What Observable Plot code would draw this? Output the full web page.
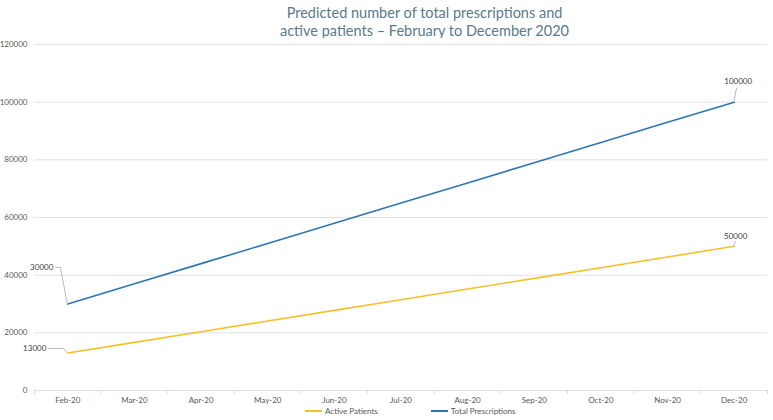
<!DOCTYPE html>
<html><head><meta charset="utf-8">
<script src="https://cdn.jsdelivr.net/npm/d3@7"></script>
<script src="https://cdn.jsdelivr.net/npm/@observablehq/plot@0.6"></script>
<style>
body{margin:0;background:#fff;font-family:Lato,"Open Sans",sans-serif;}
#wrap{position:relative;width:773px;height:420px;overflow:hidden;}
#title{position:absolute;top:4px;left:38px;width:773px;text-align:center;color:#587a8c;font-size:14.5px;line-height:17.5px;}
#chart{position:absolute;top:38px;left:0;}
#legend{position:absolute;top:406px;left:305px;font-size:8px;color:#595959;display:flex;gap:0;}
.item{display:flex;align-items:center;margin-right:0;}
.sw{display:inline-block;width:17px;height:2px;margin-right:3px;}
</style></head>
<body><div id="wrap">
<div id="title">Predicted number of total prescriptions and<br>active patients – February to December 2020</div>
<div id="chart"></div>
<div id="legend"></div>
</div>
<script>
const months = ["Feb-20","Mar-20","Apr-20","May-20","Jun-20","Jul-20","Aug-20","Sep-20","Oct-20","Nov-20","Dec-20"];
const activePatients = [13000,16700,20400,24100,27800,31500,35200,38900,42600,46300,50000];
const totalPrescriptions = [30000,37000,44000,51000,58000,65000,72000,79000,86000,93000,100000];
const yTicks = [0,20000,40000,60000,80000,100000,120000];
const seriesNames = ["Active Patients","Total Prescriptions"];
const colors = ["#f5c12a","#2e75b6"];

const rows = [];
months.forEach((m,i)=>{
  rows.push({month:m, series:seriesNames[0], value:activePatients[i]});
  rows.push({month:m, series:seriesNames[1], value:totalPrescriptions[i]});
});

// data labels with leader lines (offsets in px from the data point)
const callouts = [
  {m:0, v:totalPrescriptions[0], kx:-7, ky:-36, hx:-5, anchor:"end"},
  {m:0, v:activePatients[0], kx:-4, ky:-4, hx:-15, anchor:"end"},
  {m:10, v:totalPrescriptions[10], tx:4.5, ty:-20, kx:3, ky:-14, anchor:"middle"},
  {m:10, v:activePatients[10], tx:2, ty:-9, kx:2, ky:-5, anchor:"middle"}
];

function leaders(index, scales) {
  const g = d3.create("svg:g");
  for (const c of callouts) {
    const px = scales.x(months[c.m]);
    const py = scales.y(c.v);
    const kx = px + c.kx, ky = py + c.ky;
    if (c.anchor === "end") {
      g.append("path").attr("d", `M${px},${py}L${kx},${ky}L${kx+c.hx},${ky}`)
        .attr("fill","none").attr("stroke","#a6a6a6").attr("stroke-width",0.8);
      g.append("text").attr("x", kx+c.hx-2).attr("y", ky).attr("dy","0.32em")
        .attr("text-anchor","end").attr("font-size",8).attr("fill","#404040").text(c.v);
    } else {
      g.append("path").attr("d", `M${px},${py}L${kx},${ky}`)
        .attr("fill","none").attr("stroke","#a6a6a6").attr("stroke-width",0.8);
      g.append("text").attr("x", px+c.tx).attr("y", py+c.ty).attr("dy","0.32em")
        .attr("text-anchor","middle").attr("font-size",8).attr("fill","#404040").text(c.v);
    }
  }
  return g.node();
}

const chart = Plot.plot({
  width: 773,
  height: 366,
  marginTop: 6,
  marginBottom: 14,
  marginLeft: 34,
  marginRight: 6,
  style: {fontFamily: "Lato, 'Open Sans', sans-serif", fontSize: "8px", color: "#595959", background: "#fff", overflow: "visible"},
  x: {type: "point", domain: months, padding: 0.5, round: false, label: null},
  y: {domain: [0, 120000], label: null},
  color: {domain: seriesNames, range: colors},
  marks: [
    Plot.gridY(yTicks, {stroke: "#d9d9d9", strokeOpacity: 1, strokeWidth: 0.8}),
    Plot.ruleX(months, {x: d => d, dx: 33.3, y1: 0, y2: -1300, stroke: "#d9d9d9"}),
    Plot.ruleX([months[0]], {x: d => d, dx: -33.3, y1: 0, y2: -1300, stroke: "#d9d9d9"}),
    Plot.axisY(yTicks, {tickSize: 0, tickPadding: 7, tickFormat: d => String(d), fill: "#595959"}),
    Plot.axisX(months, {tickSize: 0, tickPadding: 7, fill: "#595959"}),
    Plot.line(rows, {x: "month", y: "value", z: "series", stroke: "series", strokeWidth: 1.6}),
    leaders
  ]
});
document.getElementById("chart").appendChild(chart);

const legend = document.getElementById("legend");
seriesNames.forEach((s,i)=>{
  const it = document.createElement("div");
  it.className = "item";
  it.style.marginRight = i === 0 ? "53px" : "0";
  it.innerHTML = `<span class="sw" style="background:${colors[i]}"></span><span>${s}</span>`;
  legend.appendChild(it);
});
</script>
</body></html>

= = = =

== Challenge ==
Copy every line above word for word and exclude the pictures.

== Exercise output ==
What Observable Plot code would draw this? Output the full web page.
<!DOCTYPE html>
<html><head><meta charset="utf-8">
<script src="https://cdn.jsdelivr.net/npm/d3@7"></script>
<script src="https://cdn.jsdelivr.net/npm/@observablehq/plot@0.6"></script>
<style>
body{margin:0;background:#fff;font-family:Lato,"Open Sans",sans-serif;}
#wrap{position:relative;width:773px;height:420px;overflow:hidden;}
#title{position:absolute;top:4px;left:38px;width:773px;text-align:center;color:#587a8c;font-size:14.5px;line-height:17.5px;}
#chart{position:absolute;top:38px;left:0;}
#legend{position:absolute;top:406px;left:305px;font-size:8px;color:#595959;display:flex;gap:0;}
.item{display:flex;align-items:center;margin-right:0;}
.sw{display:inline-block;width:17px;height:2px;margin-right:3px;}
</style></head>
<body><div id="wrap">
<div id="title">Predicted number of total prescriptions and<br>active patients – February to December 2020</div>
<div id="chart"></div>
<div id="legend"></div>
</div>
<script>
const months = ["Feb-20","Mar-20","Apr-20","May-20","Jun-20","Jul-20","Aug-20","Sep-20","Oct-20","Nov-20","Dec-20"];
const activePatients = [13000,16700,20400,24100,27800,31500,35200,38900,42600,46300,50000];
const totalPrescriptions = [30000,37000,44000,51000,58000,65000,72000,79000,86000,93000,100000];
const yTicks = [0,20000,40000,60000,80000,100000,120000];
const seriesNames = ["Active Patients","Total Prescriptions"];
const colors = ["#f5c12a","#2e75b6"];

const rows = [];
months.forEach((m,i)=>{
  rows.push({month:m, series:seriesNames[0], value:activePatients[i]});
  rows.push({month:m, series:seriesNames[1], value:totalPrescriptions[i]});
});

// data labels with leader lines (offsets in px from the data point)
const callouts = [
  {m:0, v:totalPrescriptions[0], kx:-7, ky:-36, hx:-5, anchor:"end"},
  {m:0, v:activePatients[0], kx:-4, ky:-4, hx:-15, anchor:"end"},
  {m:10, v:totalPrescriptions[10], tx:4.5, ty:-20, kx:3, ky:-14, anchor:"middle"},
  {m:10, v:activePatients[10], tx:2, ty:-9, kx:2, ky:-5, anchor:"middle"}
];

function leaders(index, scales) {
  const g = d3.create("svg:g");
  for (const c of callouts) {
    const px = scales.x(months[c.m]);
    const py = scales.y(c.v);
    const kx = px + c.kx, ky = py + c.ky;
    if (c.anchor === "end") {
      g.append("path").attr("d", `M${px},${py}L${kx},${ky}L${kx+c.hx},${ky}`)
        .attr("fill","none").attr("stroke","#a6a6a6").attr("stroke-width",0.8);
      g.append("text").attr("x", kx+c.hx-2).attr("y", ky).attr("dy","0.32em")
        .attr("text-anchor","end").attr("font-size",8).attr("fill","#404040").text(c.v);
    } else {
      g.append("path").attr("d", `M${px},${py}L${kx},${ky}`)
        .attr("fill","none").attr("stroke","#a6a6a6").attr("stroke-width",0.8);
      g.append("text").attr("x", px+c.tx).attr("y", py+c.ty).attr("dy","0.32em")
        .attr("text-anchor","middle").attr("font-size",8).attr("fill","#404040").text(c.v);
    }
  }
  return g.node();
}

const chart = Plot.plot({
  width: 773,
  height: 366,
  marginTop: 6,
  marginBottom: 14,
  marginLeft: 34,
  marginRight: 6,
  style: {fontFamily: "Lato, 'Open Sans', sans-serif", fontSize: "8px", color: "#595959", background: "#fff", overflow: "visible"},
  x: {type: "point", domain: months, padding: 0.5, round: false, label: null},
  y: {domain: [0, 120000], label: null},
  color: {domain: seriesNames, range: colors},
  marks: [
    Plot.gridY(yTicks, {stroke: "#d9d9d9", strokeOpacity: 1, strokeWidth: 0.8}),
    Plot.ruleX(months, {x: d => d, dx: 33.3, y1: 0, y2: -1300, stroke: "#d9d9d9"}),
    Plot.ruleX([months[0]], {x: d => d, dx: -33.3, y1: 0, y2: -1300, stroke: "#d9d9d9"}),
    Plot.axisY(yTicks, {tickSize: 0, tickPadding: 7, tickFormat: d => String(d), fill: "#595959"}),
    Plot.axisX(months, {tickSize: 0, tickPadding: 7, fill: "#595959"}),
    Plot.line(rows, {x: "month", y: "value", z: "series", stroke: "series", strokeWidth: 1.6}),
    leaders
  ]
});
document.getElementById("chart").appendChild(chart);

const legend = document.getElementById("legend");
seriesNames.forEach((s,i)=>{
  const it = document.createElement("div");
  it.className = "item";
  it.style.marginRight = i === 0 ? "53px" : "0";
  it.innerHTML = `<span class="sw" style="background:${colors[i]}"></span><span>${s}</span>`;
  legend.appendChild(it);
});
</script>
</body></html>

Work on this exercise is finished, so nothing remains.